# Sherline Hybrid 2000/4000 Milling Machine



## D.C.Clark (Nov 22, 2009)

With this simple mounting scheme, I can quickly and easily attach either a 2000 or a 4000 column in any of 3 positions at any of 3 locations. With this and the extended Y and Z axes I can reach any part of the work envelope with the rotary table or angle plate in any position.

The rear bar is 4 x 12 x 3/4 inch, and the front 12 x 3/4 inch square, 12L14 steel. The 4000 column adapter plate is 1018 steel. The 2000 column spacer is 7075 Aluminum. The leveling feet are McMaster-Carr part number 2515T18.

This also makes cleaning and maintenance much easier than mounting on a piece of plywood or similar base. The machine can be laid on it's side or back making the X axis lead screw, anti-backlash nuts, and gib adjustments very accessible.

The steel bars are handy for attaching magnetic base holders for indicators, chip shields, DRO display, etc...

Best regards,

David Clark in Southern Maryland, USA


----------



## ttrikalin (Nov 22, 2009)

Thanks for sharing.


----------



## vlmarshall (Nov 22, 2009)

:bow: That's a great idea... I'd copy it, or modify it, if my Sherline weren't confined to an enclosure.

Still... it gives me some ideas...


----------



## D.C.Clark (Nov 23, 2009)

Instead of enclosures, I've made a variety of chip screens over the years. Easily made in a few minutes, any size and shape needed -- piece of 1/10 inch plexi, cut a slot in a scrap of wood with the table saw.

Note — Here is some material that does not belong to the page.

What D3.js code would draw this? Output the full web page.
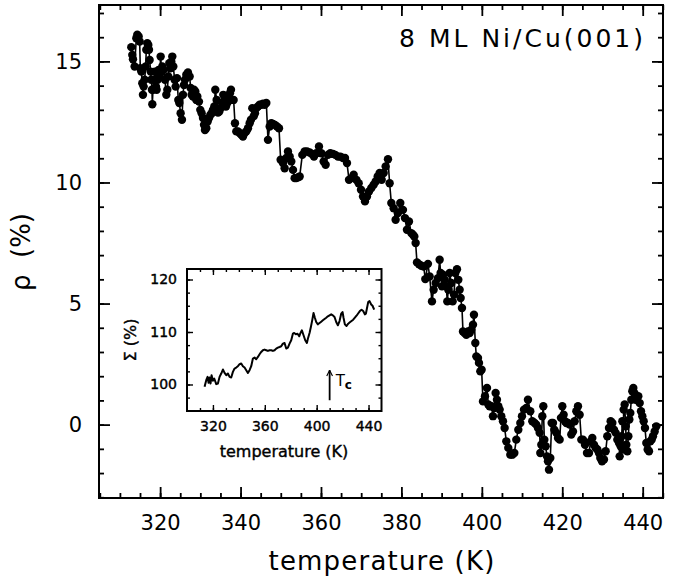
<!DOCTYPE html>
<html>
<head>
<meta charset="utf-8">
<script src="https://cdn.jsdelivr.net/npm/d3@7"></script>
<style>
  body { margin: 0; background: #fff; }
  svg { display: block; }
  text { font-family: "DejaVu Sans", sans-serif; fill: #000; }
</style>
</head>
<body>
<div id="chart"></div>
<script>
// main curve: temperature (K) vs rho (%)
var tempK = [
  312.83,313.08,313.25,313.66,314.08,314.32,314.66,314.91,315.07,315.32,315.57,315.73,315.90,316.15,316.40,316.56,
  316.81,317.06,317.23,317.39,317.64,317.81,317.97,318.06,318.22,318.47,318.72,318.97,319.13,319.38,319.63,319.88,
  320.13,320.38,320.54,320.87,321.20,321.54,321.79,322.03,322.28,322.53,322.78,323.03,323.28,323.61,323.86,324.19,
  324.52,324.77,325.10,325.43,325.68,325.93,326.18,326.51,326.92,327.34,327.59,327.84,328.17,328.42,328.75,329.00,
  329.25,329.66,329.99,330.32,330.66,330.91,331.15,331.48,331.82,332.15,332.48,332.81,333.14,333.47,333.72,334.05,
  334.39,334.72,335.05,335.38,335.71,336.04,336.37,336.71,337.04,337.37,337.62,337.95,338.28,338.61,338.94,339.36,
  339.77,340.19,340.60,341.02,341.43,341.85,342.26,342.59,342.92,343.26,343.59,343.92,344.33,344.75,345.16,345.58,
  345.99,346.41,346.82,347.24,347.65,348.06,348.56,349.06,349.56,349.97,350.55,350.96,351.38,351.79,352.21,352.62,
  353.04,353.45,353.87,354.28,354.70,355.36,355.94,356.52,357.18,357.76,358.26,358.84,359.50,360.08,360.66,361.16,
  361.74,362.32,362.99,363.57,364.23,364.81,365.47,365.97,366.47,366.97,367.55,368.13,368.79,369.37,369.95,370.45,
  370.94,371.44,371.94,372.52,373.10,373.60,374.10,374.59,375.09,375.59,376.08,376.66,377.07,377.49,378.07,378.56,
  379.14,379.72,380.39,380.88,381.38,381.88,382.46,382.88,383.21,383.54,383.87,384.40,384.95,385.53,385.94,386.60,
  387.02,387.60,388.01,388.51,389.09,389.51,389.75,390.09,390.34,390.75,391.16,391.41,391.66,392.00,392.41,392.74,
  393.07,393.40,393.82,394.15,394.48,394.73,395.06,395.31,395.72,396.14,396.55,396.97,397.38,397.80,398.04,398.38,
  398.63,399.04,399.29,399.62,399.95,400.28,400.78,401.28,401.61,401.94,402.44,402.77,403.10,403.43,403.76,404.10,
  404.43,404.84,405.26,405.67,406.09,406.58,407.08,407.58,408.08,408.57,409.07,409.57,409.98,410.48,411.06,411.47,
  412.05,412.55,413.13,413.55,413.96,414.38,414.54,414.79,415.04,415.29,415.54,415.87,416.20,416.45,416.70,417.03,
  417.36,417.69,418.02,418.52,418.94,419.35,419.68,420.01,420.34,420.68,421.01,421.42,421.84,422.25,422.67,423.08,
  423.50,423.91,424.32,424.74,425.15,425.65,426.15,426.65,427.06,427.47,427.89,428.30,428.72,429.13,429.46,429.88,
  430.37,430.79,431.20,431.62,432.03,432.45,432.86,433.28,433.69,434.11,434.27,434.52,434.77,434.94,435.10,435.27,
  435.52,435.76,435.93,436.18,436.43,436.68,436.92,437.17,437.42,437.67,437.92,438.25,438.58,438.91,439.25,439.58,
  439.91,440.24,440.57,440.90,441.24,441.57,441.90,442.23,442.56,442.98,443.39
];
var rho = [
  15.59,15.27,15.09,14.79,15.96,16.10,16.03,15.82,14.72,14.58,14.10,13.62,13.96,14.24,14.79,15.48,
  15.75,15.68,15.48,15.06,14.58,14.24,13.83,13.23,13.83,14.24,14.58,13.96,13.83,14.24,14.65,14.38,
  15.20,14.58,14.79,14.65,14.24,13.62,13.83,14.38,14.93,14.72,14.99,15.20,14.79,14.24,13.96,14.31,
  13.41,13.28,12.86,12.59,13.62,14.03,14.24,14.45,14.54,14.38,13.90,13.62,13.55,13.83,13.76,13.41,
  13.55,13.34,13.00,12.86,12.66,12.38,12.17,12.24,12.52,12.66,12.79,12.86,13.00,13.14,13.83,13.41,
  12.89,12.93,13.07,13.28,13.62,13.41,13.14,13.28,13.48,13.69,13.83,13.41,13.41,12.45,12.11,12.11,
  12.04,11.97,11.90,12.04,12.11,12.24,12.45,12.59,13.07,12.73,12.86,13.07,13.14,13.21,13.21,13.25,
  13.21,13.28,11.76,12.31,12.45,12.42,12.38,12.31,12.24,10.94,10.80,10.59,11.01,11.28,11.07,10.87,
  10.52,10.18,10.18,10.21,10.25,11.14,11.28,11.28,11.24,11.18,11.07,11.21,11.49,11.21,10.87,10.73,
  11.14,11.21,11.18,11.14,11.07,11.07,11.01,11.01,10.80,10.11,10.18,10.32,10.11,9.97,9.70,9.42,
  9.22,9.42,9.63,9.77,9.91,10.04,10.25,10.39,10.11,10.39,10.66,10.96,9.97,9.15,8.94,8.46,
  8.74,9.15,8.87,8.53,8.05,8.39,7.91,7.84,7.77,7.50,6.70,6.62,6.56,6.53,6.01,6.64,
  6.12,5.09,5.57,5.85,6.05,6.81,6.26,5.71,6.19,5.98,5.71,5.09,5.57,6.26,5.85,5.09,
  5.37,6.26,6.42,5.98,5.57,5.23,4.82,3.85,3.78,3.71,3.85,3.78,3.92,4.13,4.54,3.37,
  2.82,2.75,2.55,2.20,2.27,0.96,1.17,1.51,0.83,0.76,0.76,0.35,0.69,1.31,1.03,0.76,
  0.62,0.35,0.14,-0.14,-0.69,-0.96,-1.24,-1.24,-1.17,-0.62,-0.21,0.07,0.35,0.62,0.69,1.03,
  0.55,0.14,0.07,0.00,-0.14,-0.34,-1.17,-0.83,0.35,0.76,-0.62,-0.89,-1.31,-1.51,-1.86,-1.38,
  0.07,0.07,-0.21,-0.34,-0.55,-0.62,0.28,0.76,0.41,0.14,0.07,0.07,0.00,-0.41,-0.28,0.14,
  0.55,0.76,0.41,-0.62,-0.62,-0.83,-1.17,-1.17,-0.69,-0.55,-0.83,-0.96,-1.03,-1.17,-1.38,-1.51,
  -1.44,-1.10,-0.48,-0.14,0.14,0.07,-0.21,-0.34,-0.62,-0.76,-1.31,-0.89,-0.48,0.14,-1.03,0.62,
  0.83,-0.07,-0.83,-1.10,-0.48,0.21,0.48,1.03,1.38,1.51,1.31,1.03,1.10,1.17,0.89,0.55,
  0.35,0.14,-0.14,-0.76,-1.03,-1.10,-0.69,-0.62,-0.48,-0.28,-0.07
];

// inset curve: temperature (K) vs Sigma (%)
var insetT = [
  313.55,314.84,315.86,316.64,317.41,318.18,318.95,319.98,321.00,322.55,323.83,325.12,326.40,327.69,328.97,330.26,
  331.54,332.83,334.11,335.40,336.68,337.97,339.25,340.54,341.82,343.11,344.39,345.68,346.96,348.25,349.53,350.82,
  352.10,353.39,354.67,355.96,357.24,358.53,359.81,361.10,362.38,363.67,364.95,366.24,367.52,368.81,370.09,371.38,
  372.66,373.95,375.23,376.52,377.80,379.09,380.37,381.66,382.68,383.97,385.25,386.54,387.31,388.60,389.88,391.17,
  392.45,393.22,394.51,395.53,396.56,397.59,398.62,399.65,400.93,402.22,403.50,404.79,406.07,407.36,408.64,409.93,
  411.21,412.50,413.78,415.07,416.35,417.64,418.92,419.95,420.72,421.75,423.03,424.32,425.60,426.89,428.17,429.46,
  430.74,431.83,433.31,434.60,435.88,437.17,437.94,438.71,439.74,440.77,442.05,443.08,444.36
];
var sigma = [
  99.56,100.82,101.45,100.32,101.33,100.19,101.77,100.70,101.14,100.06,100.19,101.45,102.09,102.85,102.21,101.77,
  102.09,101.45,101.33,102.40,103.04,103.23,103.48,103.86,103.99,103.48,103.23,102.72,102.21,102.72,103.48,104.94,
  105.13,104.81,105.25,105.76,106.20,106.52,106.65,106.52,106.39,106.52,106.52,106.39,106.52,106.84,107.03,107.15,
  107.28,107.79,107.91,106.84,107.03,107.79,108.42,109.68,109.81,109.56,109.68,109.18,109.68,110.32,109.37,108.42,
  107.91,108.73,109.81,110.95,112.22,113.61,112.72,111.90,111.46,111.71,111.96,112.22,112.47,112.72,112.98,113.17,
  113.36,113.17,112.85,111.90,111.27,112.09,113.48,113.80,112.72,111.46,111.14,111.58,111.84,112.09,112.34,112.72,
  113.10,113.48,113.99,114.24,113.99,113.36,113.48,114.43,115.70,115.89,115.25,115.00,114.24
];

var xMajor = [320, 340, 360, 380, 400, 420, 440];
var yMajor = [0, 5, 10, 15];
var insetXMajor = [320, 360, 400, 440];
var insetYMajor = [100, 110, 120];
var tc = 410;

var svg = d3.select('#chart').append('svg')
  .attr('width', 682)
  .attr('height', 580);

var x = d3.scaleLinear().domain([304.8, 445.05]).range([99, 663]);
var y = d3.scaleLinear().domain([-3.03, 17.33]).range([498, 5]);

// draws inward ticks on all four sides of a box
function boxAxes(g, xs, ys, o) {
  var r = xs.range(), d = ys.range();
  var mk = function(axis, tx, ty, vals, size, labels) {
    var a = axis.tickValues(vals).tickSizeInner(-size).tickSizeOuter(0);
    if (!labels) a.tickFormat('');
    else a.tickPadding(o.pad).tickFormat(d3.format('d'));
    var ag = g.append('g').attr('transform', 'translate(' + tx + ',' + ty + ')').call(a);
    ag.select('.domain').remove();
    ag.selectAll('line').attr('stroke', '#000').attr('stroke-width', o.tw);
    ag.selectAll('text').style('font-size', o.fs + 'px').style('font-family', '"DejaVu Sans", sans-serif')
      .attr('fill', '#000').attr('stroke', o.ts ? '#000' : null).attr('stroke-width', o.ts || null);
    return ag;
  };
  mk(d3.axisBottom(xs), 0, d[0], o.xMinor, o.minor, false);
  mk(d3.axisBottom(xs), 0, d[0], o.xMajor, o.major, true);
  mk(d3.axisTop(xs), 0, d[1], o.xMinor, o.minor, false);
  mk(d3.axisTop(xs), 0, d[1], o.xMajor, o.major, false);
  mk(d3.axisLeft(ys), r[0], 0, o.yMinor, o.minor, false);
  mk(d3.axisLeft(ys), r[0], 0, o.yMajor, o.major, true);
  mk(d3.axisRight(ys), r[1], 0, o.yMinor, o.minor, false);
  mk(d3.axisRight(ys), r[1], 0, o.yMajor, o.major, false);
  g.append('rect')
    .attr('x', r[0]).attr('y', d[1])
    .attr('width', r[1] - r[0]).attr('height', d[0] - d[1])
    .attr('fill', 'none').attr('stroke', '#000').attr('stroke-width', o.fw);
}

var main = svg.append('g');
boxAxes(main, x, y, {
  xMajor: xMajor, yMajor: yMajor,
  xMinor: d3.range(305, 446, 5), yMinor: d3.range(-3, 18, 1),
  major: 11, minor: 5, pad: 17, fs: 21, tw: 1.8, fw: 2
});

var pts = tempK.map(function(t, i) { return { t: t, v: rho[i] }; });

main.append('path')
  .attr('d', d3.line().x(function(d) { return x(d.t); }).y(function(d) { return y(d.v); })(pts))
  .attr('fill', 'none')
  .attr('stroke', '#000')
  .attr('stroke-width', 1.6);

main.append('g')
  .selectAll('circle')
  .data(pts)
  .enter()
  .append('circle')
  .attr('cx', function(d) { return x(d.t); })
  .attr('cy', function(d) { return y(d.v); })
  .attr('r', 4.2)
  .attr('fill', '#000');

main.append('text')
  .attr('x', 646).attr('y', 47)
  .attr('text-anchor', 'end')
  .style('font-size', '25px')
  .style('letter-spacing', '3px')
  .text('8 ML Ni/Cu(001)');

main.append('text')
  .attr('x', 382).attr('y', 570)
  .attr('text-anchor', 'middle')
  .style('font-size', '26px')
  .style('letter-spacing', '1.2px')
  .text('temperature (K)');

main.append('text')
  .attr('transform', 'translate(30,252) rotate(-90)')
  .attr('text-anchor', 'middle')
  .style('font-size', '26px')
  .text('\u03c1\u00a0\u00a0(%)');

// inset
var xi = d3.scaleLinear().domain([300, 450]).range([187, 381.5]);
var yi = d3.scaleLinear().domain([94.95, 122]).range([411, 269]);

var inset = svg.append('g');
inset.append('rect')
  .attr('x', 187).attr('y', 269)
  .attr('width', 194.5).attr('height', 142)
  .attr('fill', '#fff');

boxAxes(inset, xi, yi, {
  xMajor: insetXMajor, yMajor: insetYMajor,
  xMinor: d3.range(310, 450, 10), yMinor: d3.range(97.5, 122, 2.5),
  major: 6, minor: 3, pad: 10, fs: 14, tw: 1.4, fw: 2, ts: 0.4
});

var ipts = insetT.map(function(t, i) { return { t: t, v: sigma[i] }; });
inset.append('path')
  .attr('d', d3.line().x(function(d) { return xi(d.t); }).y(function(d) { return yi(d.v); })(ipts))
  .attr('fill', 'none')
  .attr('stroke', '#000')
  .attr('stroke-width', 2)
  .attr('stroke-linejoin', 'round');

inset.append('text')
  .attr('x', 284).attr('y', 457)
  .attr('text-anchor', 'middle')
  .style('font-size', '16px')
  .attr('stroke', '#000').attr('stroke-width', 0.4)
  .text('temperature (K)');

inset.append('text')
  .attr('transform', 'translate(136,340) rotate(-90)')
  .attr('text-anchor', 'middle')
  .style('font-size', '16px')
  .attr('stroke', '#000').attr('stroke-width', 0.4)
  .text('\u03a3\u00a0(%)');

// Tc arrow
svg.append('defs').append('marker')
  .attr('id', 'arr')
  .attr('viewBox', '0 0 10 10')
  .attr('refX', 9).attr('refY', 5)
  .attr('markerWidth', 4).attr('markerHeight', 4)
  .attr('orient', 'auto')
  .append('path')
  .attr('d', 'M1,1 L9,5 L1,9')
  .attr('fill', 'none').attr('stroke', '#000').attr('stroke-width', 1.6);

inset.append('line')
  .attr('x1', xi(tc)).attr('x2', xi(tc))
  .attr('y1', yi(97.0)).attr('y2', yi(102.7))
  .attr('stroke', '#000').attr('stroke-width', 1.8)
  .attr('marker-end', 'url(#arr)');

var tcText = inset.append('text')
  .attr('x', xi(tc) + 6).attr('y', 386)
  .style('font-size', '15px');
tcText.append('tspan').text('T');
tcText.append('tspan').attr('dy', 3).style('font-size', '12px').style('font-weight', 'bold').text('c');
</script>
</body>
</html>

Can be placed anywhere needed, and stored compactly when not. Leaves the equipment accessible for cleaning, maintenance, and reconfiguring.

DC


----------



## vlmarshall (Nov 25, 2009)

D.C.Clark  said:
			
		

> Instead of enclosures, I've made a variety of chip screens over the years. Easily made in a few minutes, any size and shape needed -- piece of 1/10 inch plexi, cut a slot in a scrap of wood with the table saw.
> 
> Can be placed anywhere needed, and stored compactly when not. Leaves the equipment accessible for cleaning, maintenance, and reconfiguring.
> 
> DC


 
My Sherline's CNC'd. ;D


----------